As the listing of the program indicates, code to set up a user interface
with Tksh tends to look similar to Tcl scripts with different quoting rules.
The parts that differ the most are in the implementation of the script's
functionality.

Evaluation of Tcl Scripts

Tcl code can be embedded into a ksh93 script by using the source built-in
command. By issuing the command source [filename], the file filename (or
standard input if no file is specified) is parsed and interpreted as a Tcl
script. The sourced Tcl script has access to and can change the current
state of the ksh93 interpreter.

Most existing Tcl/Tk scripts can be evaluated using source with no
modification. For example, the widget demonstration that comes with Tk works
without having to make any changes. Because Tksh can interpret Tcl, it is
able to work with the the large number of existing Tcl/Tk scripts. Thus, an
application can be built with Tksh where the main functionality is written
in ksh93, and widgets are used that have already been written in Tcl. The
transition from Tck/Tk to Tksh is therefore a smooth one. For example, if we
were writing a Tksh script that required a dialog box to open file, we could
take code directly from one of the many Tcl implementations rather than
translate it or rewrite it from scratch.

Functions declared with proc will be parsed as Tcl source when they are
subsequently called, even after source returns. For example, if we have the
following script:

function foo
{
        X=37
        print "$(bar test)"
}

source <<'EOT'
proc bar {args} {
        global X
        set X [expr $X + 1]
        return "Proc bar: args: $args, X: $X"
}
EOT

A call to the function foo will result with the following output:

Proc bar: args: test, X: 38

Note that the Tcl procedure bar is able to use and modify the shell variable
X. It is also possible for Tcl source to invoke ksh93 functions and
built-ins.

Mixing Tcl and ksh93

Some Tk commands take arguments that are strings to be interpreted under
certain conditions. For example, the button command allows a string to be
specified (with the -command option) that will be executed when the button
is pressed. A problem arises with this situation because Tksh needs to
decide whether the string should be parsed as a Tcl command or a shell
command. Normally, Tksh will use the current mode of the parser, but this is
not always desirable. Therefore, Tksh has introduced a special notation to
specify the language of the command string.

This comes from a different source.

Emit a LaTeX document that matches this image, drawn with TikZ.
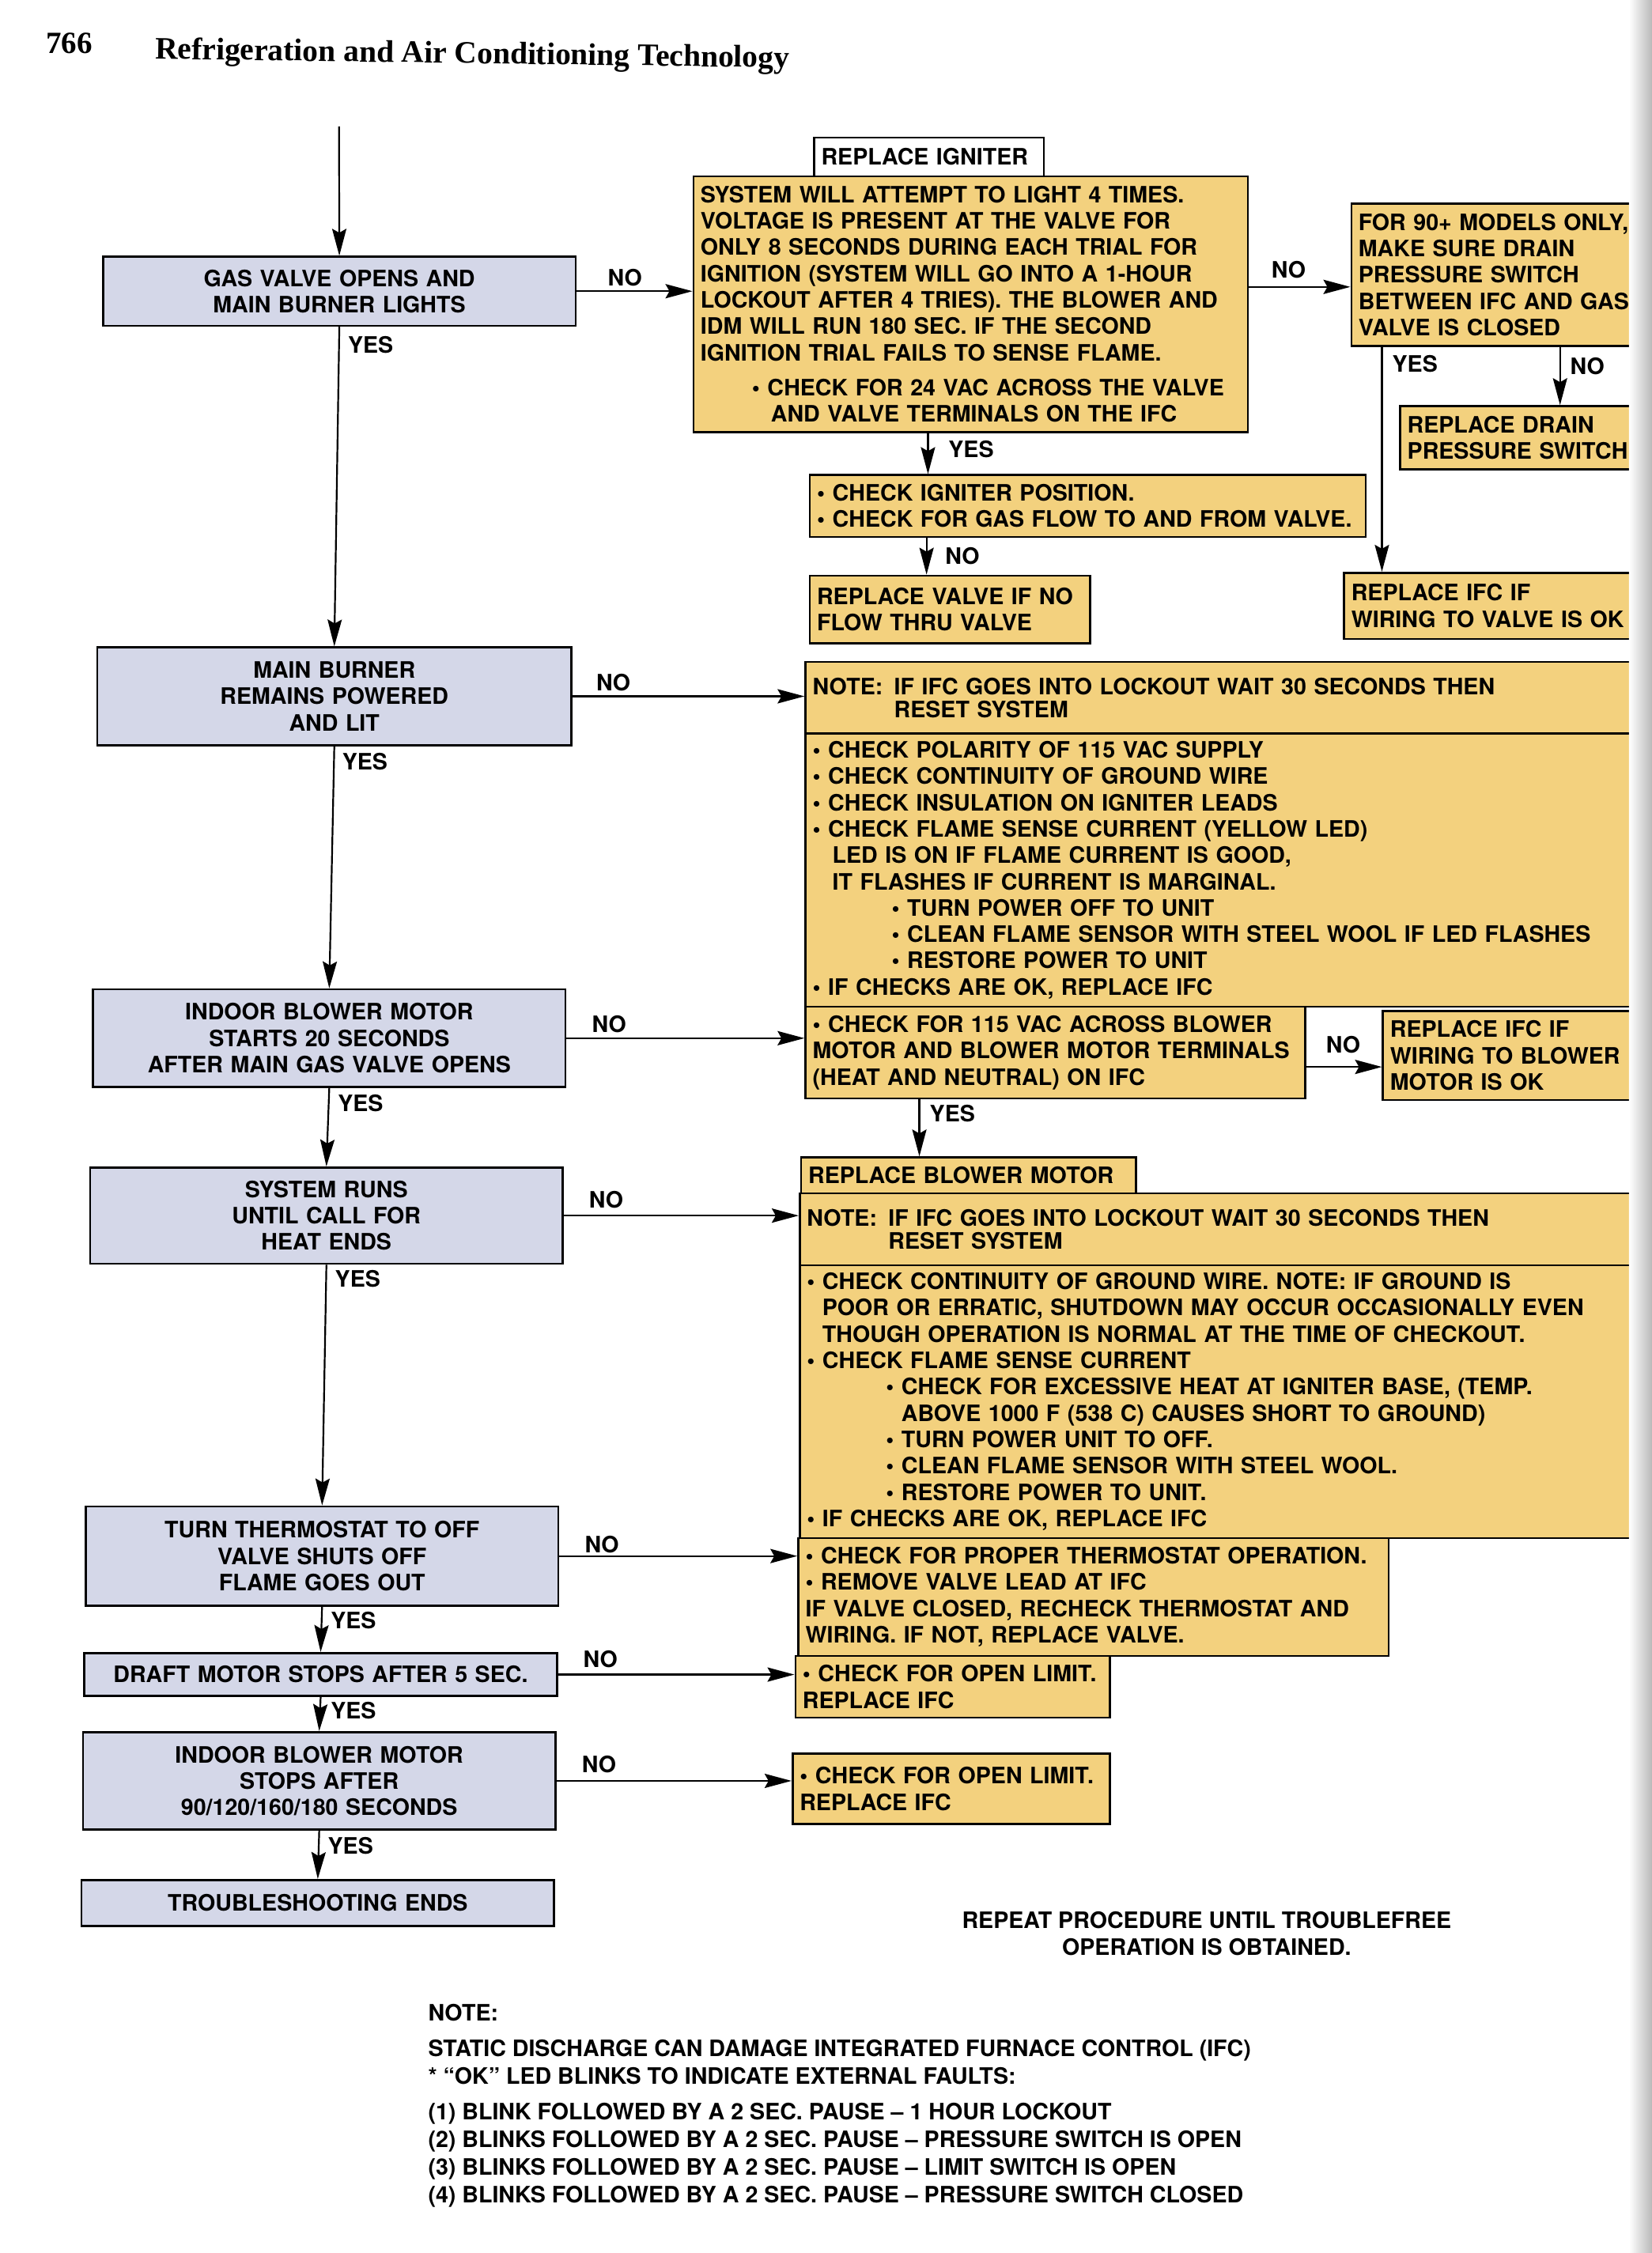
\documentclass[tikz,border=0pt]{standalone}
\usepackage{fontspec}
\setmainfont{TeX Gyre Heros}
\newfontfamily\headfont{Liberation Serif}
\usetikzlibrary{arrows.meta,positioning}
\newlength\unitpx
\setlength\unitpx{1.8165pt}
\definecolor{testblue}{RGB}{212,215,232}
\definecolor{fixyellow}{RGB}{243,209,126}
\newcommand\chartfont{\bfseries\fontsize{28.6}{33.3}\selectfont}
\newcommand\subind{\hspace*{100pt}}
\tikzset{
  check/.style 2 args={draw, line width=2.6pt, fill=testblue, anchor=north west,
    text width=#1\unitpx, minimum height=#2\unitpx, inner xsep=5\unitpx,
    inner ysep=3\unitpx, align=center, font=\chartfont},
  remedy/.style 2 args={check={#1}{#2}, fill=fixyellow, align=left},
  arr/.style={-{Stealth[length=34pt,width=18pt,inset=5pt]}, line width=2.2pt},
  answer/.style={font=\chartfont, inner sep=0pt}
}
\begin{document}
\begin{tikzpicture}[x=1.8165pt, y=-1.8165pt]
\useasboundingbox (0,0) rectangle (1150,1568.4);

\node[anchor=base west, inner sep=0, font=\headfont\bfseries\fontsize{39}{39}\selectfont] (pagenum) at (32,37) {766};
\node[anchor=base west, inner sep=0, rotate=-0.8, font=\headfont\bfseries\fontsize{39.5}{39}\selectfont] (title) at (108,41) {Refrigeration and Air Conditioning Technology};

% left column
\node[check={319}{48}] (gasvalve) at (71,178) {GAS VALVE OPENS AND\\MAIN BURNER LIGHTS};
\node[check={320}{68}] (burnerlit) at (67,450) {MAIN BURNER\\REMAINS POWERED\\AND LIT};
\node[check={319}{68}] (blowerstart) at (64,688) {INDOOR BLOWER MOTOR\\STARTS 20 SECONDS\\AFTER MAIN GAS VALVE OPENS};
\node[check={319}{67}] (systemruns) at (62,812) {SYSTEM RUNS\\UNTIL CALL FOR\\HEAT ENDS};
\node[check={319}{69}] (thermooff) at (59,1048) {TURN THERMOSTAT TO OFF\\VALVE SHUTS OFF\\FLAME GOES OUT};
\node[check={319}{30}] (draftstop) at (58,1150) {DRAFT MOTOR STOPS AFTER 5 SEC.};
\node[check={319}{68}] (blowerstop) at (57,1205) {INDOOR BLOWER MOTOR\\STOPS AFTER\\90/120/160/180 SECONDS};
\node[check={319}{32}] (shootend) at (56,1308) {TROUBLESHOOTING ENDS};

% right column
\node[remedy={150}{27}, fill=white] (ignhead) at (566,95) {REPLACE IGNITER};
\node[remedy={376}{178}] (igniter) at (482,122) {SYSTEM WILL ATTEMPT TO LIGHT 4 TIMES.\\
VOLTAGE IS PRESENT AT THE VALVE FOR\\
ONLY 8 SECONDS DURING EACH TRIAL FOR\\
IGNITION (SYSTEM WILL GO INTO A 1-HOUR\\
LOCKOUT AFTER 4 TRIES). THE BLOWER AND\\
IDM WILL RUN 180 SEC. IF THE SECOND\\
IGNITION TRIAL FAILS TO SENSE FLAME.\\[11pt]
\hspace*{65pt}• CHECK FOR 24 VAC ACROSS THE VALVE\\
\hspace*{89pt}AND VALVE TERMINALS ON THE IFC};
\node[remedy={198}{99}] (ninety) at (940,141) {FOR 90+ MODELS ONLY,\\MAKE SURE DRAIN\\PRESSURE SWITCH\\BETWEEN IFC AND GAS\\VALVE IS CLOSED};
\node[remedy={164}{44}] (drain) at (974,282) {REPLACE DRAIN\\PRESSURE SWITCH};
\node[remedy={203}{46}] (ifcvalve) at (935,398) {REPLACE IFC IF\\WIRING TO VALVE IS OK};
\node[remedy={377}{43}] (checkig) at (563,330) {• CHECK IGNITER POSITION.\\• CHECK FOR GAS FLOW TO AND FROM VALVE.};
\node[remedy={185}{47}] (valve) at (563,400) {REPLACE VALVE IF NO\\FLOW THRU VALVE};

\node[remedy={578}{50}] (lockone) at (560,460) {NOTE:\enspace IF IFC GOES INTO LOCKOUT WAIT 30 SECONDS THEN\\[-4pt]\phantom{NOTE:\enspace}RESET SYSTEM};
\node[remedy={578}{190}] (flameone) at (560,510) {• CHECK POLARITY OF 115 VAC SUPPLY\\
• CHECK CONTINUITY OF GROUND WIRE\\
• CHECK INSULATION ON IGNITER LEADS\\
• CHECK FLAME SENSE CURRENT (YELLOW LED)\\
\hspace*{25pt}LED IS ON IF FLAME CURRENT IS GOOD,\\
\hspace*{25pt}IT FLASHES IF CURRENT IS MARGINAL.\\
\subind• TURN POWER OFF TO UNIT\\
\subind• CLEAN FLAME SENSOR WITH STEEL WOOL IF LED FLASHES\\
\subind• RESTORE POWER TO UNIT\\
• IF CHECKS ARE OK, REPLACE IFC};
\node[remedy={338}{64}] (blowvolt) at (560,700) {• CHECK FOR 115 VAC ACROSS BLOWER\\MOTOR AND BLOWER MOTOR TERMINALS\\(HEAT AND NEUTRAL) ON IFC};
\node[remedy={176}{62}] (ifcblow) at (962,703) {REPLACE IFC IF\\WIRING TO BLOWER\\MOTOR IS OK};
\node[remedy={223}{25}] (blowrepl) at (557,805) {REPLACE BLOWER MOTOR};
\node[remedy={582}{50}] (locktwo) at (556,830) {NOTE:\enspace IF IFC GOES INTO LOCKOUT WAIT 30 SECONDS THEN\\[-4pt]\phantom{NOTE:\enspace}RESET SYSTEM};
\node[remedy={582}{190}] (flametwo) at (556,880) {• CHECK CONTINUITY OF GROUND WIRE. NOTE: IF GROUND IS\\
\phantom{• }POOR OR ERRATIC, SHUTDOWN MAY OCCUR OCCASIONALLY EVEN\\
\phantom{• }THOUGH OPERATION IS NORMAL AT THE TIME OF CHECKOUT.\\
• CHECK FLAME SENSE CURRENT\\
\subind• CHECK FOR EXCESSIVE HEAT AT IGNITER BASE, (TEMP.\\
\subind\phantom{• }ABOVE 1000 F (538 C) CAUSES SHORT TO GROUND)\\
\subind• TURN POWER UNIT TO OFF.\\
\subind• CLEAN FLAME SENSOR WITH STEEL WOOL.\\
\subind• RESTORE POWER TO UNIT.\\
• IF CHECKS ARE OK, REPLACE IFC};
\node[remedy={401}{82}] (thermock) at (555,1070) {• CHECK FOR PROPER THERMOSTAT OPERATION.\\• REMOVE VALVE LEAD AT IFC\\IF VALVE CLOSED, RECHECK THERMOSTAT AND\\WIRING. IF NOT, REPLACE VALVE.};
\node[remedy={209}{43}] (limitone) at (553,1152) {• CHECK FOR OPEN LIMIT.\\REPLACE IFC};
\node[remedy={211}{49}] (limittwo) at (551,1220) {• CHECK FOR OPEN LIMIT.\\REPLACE IFC};

% connectors
\coordinate (start) at (236,88);
\draw[arr] (start) -- (gasvalve.north);
\foreach \a/\b in {gasvalve/burnerlit, burnerlit/blowerstart, blowerstart/systemruns,
    systemruns/thermooff, thermooff/draftstop, draftstop/blowerstop, blowerstop/shootend}
  \draw[arr] (\a.south) -- (\b.north);
\foreach \a/\b in {gasvalve/igniter, burnerlit/lockone, blowerstart/blowvolt,
    systemruns/locktwo, thermooff/thermock, draftstop/limitone, blowerstop/limittwo}
  \draw[arr] (\a.east) -- (\a.east -| \b.west);

\coordinate (ignout) at ([shift={(0,-12)}]igniter.east);
\draw[arr] (ignout) -- (ignout -| ninety.west);
\coordinate (ignyes) at ([shift={(83,0)}]checkig.north west);
\draw[arr] (ignyes |- igniter.south) -- (ignyes);
\coordinate (valveno) at ([shift={(82,0)}]valve.north west);
\draw[arr] (valveno |- checkig.south) -- (valveno);
\coordinate (ninyes) at ([shift={(22,0)}]ninety.south west);
\draw[arr] (ninyes) -- (ninyes |- ifcvalve.north);
\coordinate (ninno) at ([shift={(112,0)}]drain.north west);
\draw[arr] (ninno |- ninety.south) -- (ninno);
\coordinate (blowno) at ([shift={(0,10)}]blowvolt.east);
\draw[arr] (blowno) -- (blowno -| ifcblow.west);
\coordinate (blowyes) at ([shift={(83,0)}]blowrepl.north west);
\draw[arr] (blowyes |- blowvolt.south) -- (blowyes);

\foreach \x/\y [count=\i] in {258/240, 254/530, 251/768, 249/890, 246/1128, 246/1191,
    244/1285, 676/313, 985/253, 663/775}
  \node[answer] (yes\i) at (\x,\y) {YES};
\foreach \x/\y [count=\i] in {435/193, 427/475, 424/713, 422/835, 419/1075, 418/1155,
    417/1228, 897/188, 670/387, 1105/255, 935/727}
  \node[answer] (no\i) at (\x,\y) {NO};

\node[answer, align=center] (repeat) at (840,1346) {REPEAT PROCEDURE UNTIL TROUBLEFREE\\OPERATION IS OBTAINED.};
\node[answer, align=left, anchor=north west, font=\chartfont\fontsize{28.6}{35}\selectfont] (notes) at (298,1395) {NOTE:\\[10pt]
STATIC DISCHARGE CAN DAMAGE INTEGRATED FURNACE CONTROL (IFC)\\
* “OK” LED BLINKS TO INDICATE EXTERNAL FAULTS:\\[10pt]
(1) BLINK FOLLOWED BY A 2 SEC. PAUSE – 1 HOUR LOCKOUT\\
(2) BLINKS FOLLOWED BY A 2 SEC. PAUSE – PRESSURE SWITCH IS OPEN\\
(3) BLINKS FOLLOWED BY A 2 SEC. PAUSE – LIMIT SWITCH IS OPEN\\
(4) BLINKS FOLLOWED BY A 2 SEC. PAUSE – PRESSURE SWITCH CLOSED};

% page edge shadow
\shade[left color=white, right color=gray!55] (1134,0) rectangle (1150,1568.4);
\end{tikzpicture}
\end{document}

If a command string has as its first line #!ksh, ksh will be used, and if
the first line is #!tcl, Tcl will be used (otherwise the current parser is
used). Tksh augments the standard bind command in Tk (which binds a command
string to a window event) with a wrapper function that automatically places
the appropriate line to the beginning of the specified string (if one hasn't
already been specified).

Lists

Tcl uses lists to deal with a collection of strings, whereas ksh usually
uses arrays. Thus, Tcl has a built-in set of functions for dealing with
lists and ksh does not. However, ksh does have the facilities that make it
possible to provide lists. A list can be represented as a string if the
elements of the list are quoted in such a way that splitting the list in ksh
(by processing the arguments) yields the elements of the list. For example,
the Tcl list {a {b c} d} corresponds to 'a "b c" d' in ksh. If we were to
invoke the command eval set - 'a "b c" d' , $1 would be a, $2 would be b c,
and $3 would be d.

Tksh provides two different ways to deal with lists, which can be specified
with the built-in command listmode. The first way is to use ksh style lists
when parsing ksh, and Tcl style lists when parsing Tcl (this is the
default). The second way is to always use Tcl style lists. This mode is
useful because some Tcl applications don't use the appropriate Tcl API to
manipulate lists, and assume the syntax of the list instead (for example, a
function would return ``{a {b c}\}'' directly instead of using the C
function Tcl_Merge to create the list from the individual elements.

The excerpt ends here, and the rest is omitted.